>> Begin AVAILABLE DATA

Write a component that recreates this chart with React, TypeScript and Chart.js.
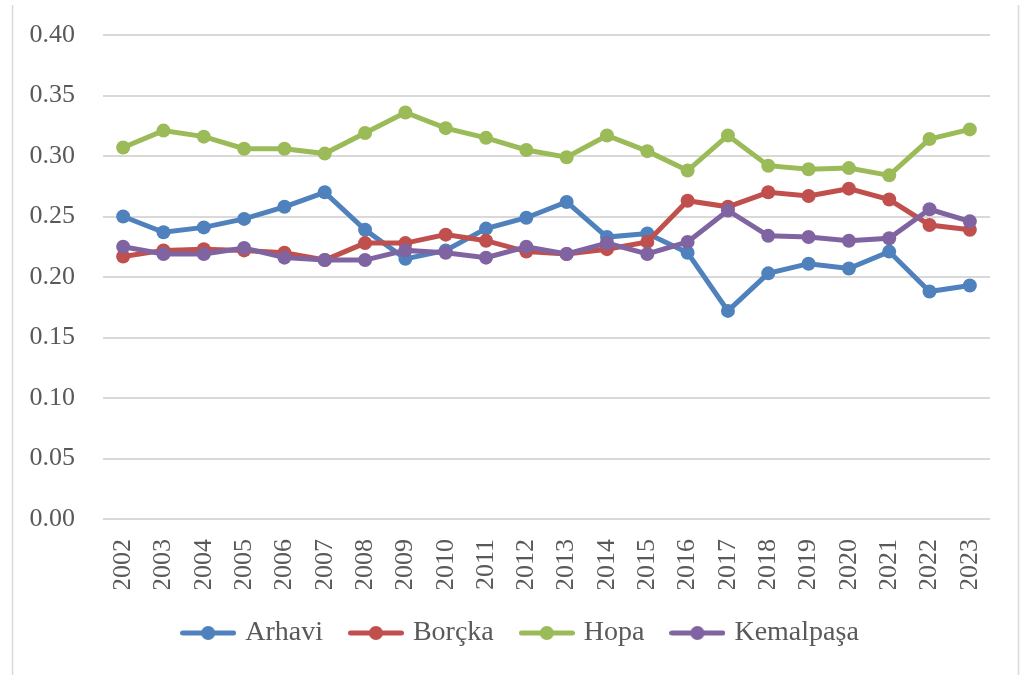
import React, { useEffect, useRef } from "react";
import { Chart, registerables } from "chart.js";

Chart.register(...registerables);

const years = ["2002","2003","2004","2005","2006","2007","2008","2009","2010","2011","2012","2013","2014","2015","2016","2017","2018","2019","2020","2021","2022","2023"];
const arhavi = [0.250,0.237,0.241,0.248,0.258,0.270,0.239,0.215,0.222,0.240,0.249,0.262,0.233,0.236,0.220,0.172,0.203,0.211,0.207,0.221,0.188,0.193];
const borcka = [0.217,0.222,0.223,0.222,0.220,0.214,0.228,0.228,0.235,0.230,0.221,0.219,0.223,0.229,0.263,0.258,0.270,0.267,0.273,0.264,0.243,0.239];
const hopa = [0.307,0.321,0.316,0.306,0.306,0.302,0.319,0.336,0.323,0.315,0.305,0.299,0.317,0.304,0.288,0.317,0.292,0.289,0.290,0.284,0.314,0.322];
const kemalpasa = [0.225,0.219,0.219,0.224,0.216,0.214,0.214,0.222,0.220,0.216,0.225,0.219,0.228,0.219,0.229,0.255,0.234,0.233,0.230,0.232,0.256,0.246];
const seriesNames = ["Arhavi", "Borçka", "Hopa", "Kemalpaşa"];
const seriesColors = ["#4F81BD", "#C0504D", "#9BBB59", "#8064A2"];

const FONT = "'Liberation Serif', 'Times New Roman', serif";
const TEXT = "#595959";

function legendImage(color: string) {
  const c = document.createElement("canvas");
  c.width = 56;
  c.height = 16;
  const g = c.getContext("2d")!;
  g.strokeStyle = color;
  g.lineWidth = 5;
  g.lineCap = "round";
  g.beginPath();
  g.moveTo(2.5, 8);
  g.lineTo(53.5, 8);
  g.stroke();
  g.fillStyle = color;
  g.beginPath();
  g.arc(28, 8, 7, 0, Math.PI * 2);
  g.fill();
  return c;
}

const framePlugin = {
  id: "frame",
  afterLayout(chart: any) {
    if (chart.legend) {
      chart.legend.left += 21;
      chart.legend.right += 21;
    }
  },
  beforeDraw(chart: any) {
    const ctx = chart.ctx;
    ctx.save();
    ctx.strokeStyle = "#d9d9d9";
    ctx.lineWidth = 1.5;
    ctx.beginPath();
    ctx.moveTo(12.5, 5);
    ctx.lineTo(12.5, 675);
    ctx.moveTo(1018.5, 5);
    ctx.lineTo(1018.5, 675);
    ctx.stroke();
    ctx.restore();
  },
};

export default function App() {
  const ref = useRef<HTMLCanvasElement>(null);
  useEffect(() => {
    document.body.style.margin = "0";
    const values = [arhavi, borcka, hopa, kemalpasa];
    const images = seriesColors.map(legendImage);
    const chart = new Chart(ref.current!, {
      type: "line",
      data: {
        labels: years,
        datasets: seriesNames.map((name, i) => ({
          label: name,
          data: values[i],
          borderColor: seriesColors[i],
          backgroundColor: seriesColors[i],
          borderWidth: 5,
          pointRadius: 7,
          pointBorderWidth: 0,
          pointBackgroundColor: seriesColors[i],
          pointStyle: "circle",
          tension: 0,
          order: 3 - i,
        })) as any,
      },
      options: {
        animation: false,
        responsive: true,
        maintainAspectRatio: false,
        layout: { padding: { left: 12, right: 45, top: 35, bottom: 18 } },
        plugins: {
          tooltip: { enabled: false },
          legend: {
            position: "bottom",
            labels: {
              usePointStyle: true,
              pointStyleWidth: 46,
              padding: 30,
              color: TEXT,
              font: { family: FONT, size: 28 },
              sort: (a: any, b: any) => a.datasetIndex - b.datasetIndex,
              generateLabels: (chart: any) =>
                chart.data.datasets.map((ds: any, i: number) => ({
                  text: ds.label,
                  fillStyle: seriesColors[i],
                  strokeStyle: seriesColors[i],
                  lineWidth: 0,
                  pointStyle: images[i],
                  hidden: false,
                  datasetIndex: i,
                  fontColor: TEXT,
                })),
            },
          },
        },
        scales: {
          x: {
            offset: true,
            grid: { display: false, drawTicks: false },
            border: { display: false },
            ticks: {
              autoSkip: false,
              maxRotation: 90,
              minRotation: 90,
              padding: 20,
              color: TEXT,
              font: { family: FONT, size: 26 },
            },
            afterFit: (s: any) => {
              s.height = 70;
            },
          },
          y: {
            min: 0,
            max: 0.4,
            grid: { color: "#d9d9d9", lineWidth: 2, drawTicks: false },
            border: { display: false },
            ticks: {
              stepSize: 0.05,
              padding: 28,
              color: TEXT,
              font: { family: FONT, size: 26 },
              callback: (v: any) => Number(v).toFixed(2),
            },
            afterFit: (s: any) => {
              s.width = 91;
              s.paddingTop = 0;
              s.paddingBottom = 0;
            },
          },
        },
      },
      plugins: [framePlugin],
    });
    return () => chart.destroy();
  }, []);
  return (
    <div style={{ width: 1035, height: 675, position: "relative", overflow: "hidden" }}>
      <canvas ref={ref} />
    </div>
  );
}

>> End AVAILABLE DATA
>> Begin AVAILABLE DATA

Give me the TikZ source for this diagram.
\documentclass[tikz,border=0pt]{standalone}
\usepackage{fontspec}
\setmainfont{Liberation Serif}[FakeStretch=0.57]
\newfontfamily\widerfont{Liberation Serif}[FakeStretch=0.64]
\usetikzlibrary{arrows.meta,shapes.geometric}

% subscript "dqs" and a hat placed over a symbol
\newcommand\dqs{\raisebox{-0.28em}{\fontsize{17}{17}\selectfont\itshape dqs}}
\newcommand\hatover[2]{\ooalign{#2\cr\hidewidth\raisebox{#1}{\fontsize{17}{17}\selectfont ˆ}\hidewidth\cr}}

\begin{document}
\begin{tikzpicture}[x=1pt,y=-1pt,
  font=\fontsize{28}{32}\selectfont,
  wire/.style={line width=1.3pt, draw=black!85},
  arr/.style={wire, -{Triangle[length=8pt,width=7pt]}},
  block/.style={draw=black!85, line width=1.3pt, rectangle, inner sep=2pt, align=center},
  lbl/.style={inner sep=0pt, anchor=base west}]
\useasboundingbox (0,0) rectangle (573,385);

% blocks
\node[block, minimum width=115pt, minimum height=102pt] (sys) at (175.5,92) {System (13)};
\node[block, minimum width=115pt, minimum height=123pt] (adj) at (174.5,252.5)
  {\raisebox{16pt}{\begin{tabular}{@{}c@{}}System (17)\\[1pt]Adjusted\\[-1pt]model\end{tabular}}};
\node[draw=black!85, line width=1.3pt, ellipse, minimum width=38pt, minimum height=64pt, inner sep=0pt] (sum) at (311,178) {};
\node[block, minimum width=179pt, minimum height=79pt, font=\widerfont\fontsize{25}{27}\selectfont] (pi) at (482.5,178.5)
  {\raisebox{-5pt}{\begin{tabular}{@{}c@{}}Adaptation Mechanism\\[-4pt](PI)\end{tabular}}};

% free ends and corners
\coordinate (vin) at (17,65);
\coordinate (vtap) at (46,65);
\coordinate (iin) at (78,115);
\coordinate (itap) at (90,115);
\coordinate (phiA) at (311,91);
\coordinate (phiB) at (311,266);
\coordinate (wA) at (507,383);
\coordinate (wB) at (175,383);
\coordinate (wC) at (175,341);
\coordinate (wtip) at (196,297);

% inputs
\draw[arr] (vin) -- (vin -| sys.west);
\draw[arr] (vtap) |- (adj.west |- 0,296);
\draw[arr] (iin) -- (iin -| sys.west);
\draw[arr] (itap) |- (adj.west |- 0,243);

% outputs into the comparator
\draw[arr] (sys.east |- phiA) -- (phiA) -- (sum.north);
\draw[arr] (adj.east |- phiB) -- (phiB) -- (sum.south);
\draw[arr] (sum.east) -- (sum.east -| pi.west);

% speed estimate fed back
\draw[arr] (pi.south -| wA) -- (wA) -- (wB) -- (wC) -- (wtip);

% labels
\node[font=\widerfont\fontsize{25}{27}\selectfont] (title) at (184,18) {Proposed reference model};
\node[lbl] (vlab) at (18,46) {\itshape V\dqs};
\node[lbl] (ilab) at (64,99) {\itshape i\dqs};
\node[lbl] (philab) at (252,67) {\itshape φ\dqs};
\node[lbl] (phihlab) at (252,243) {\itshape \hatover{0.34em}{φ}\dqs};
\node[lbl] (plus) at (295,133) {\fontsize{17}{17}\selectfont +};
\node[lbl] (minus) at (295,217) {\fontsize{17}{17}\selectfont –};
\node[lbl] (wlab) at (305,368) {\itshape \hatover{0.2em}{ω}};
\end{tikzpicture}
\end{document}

>> End AVAILABLE DATA

**WRITTEN PROBLEM:** Nothing but the lines from the one containing "Write a component" through the one containing "Chart.register(...registerables);" should be written out, exactly and with both ends. Pictures are left out.

**REPLY:**
Write a component that recreates this chart with React, TypeScript and Chart.js.
import React, { useEffect, useRef } from "react";
import { Chart, registerables } from "chart.js";

Chart.register(...registerables);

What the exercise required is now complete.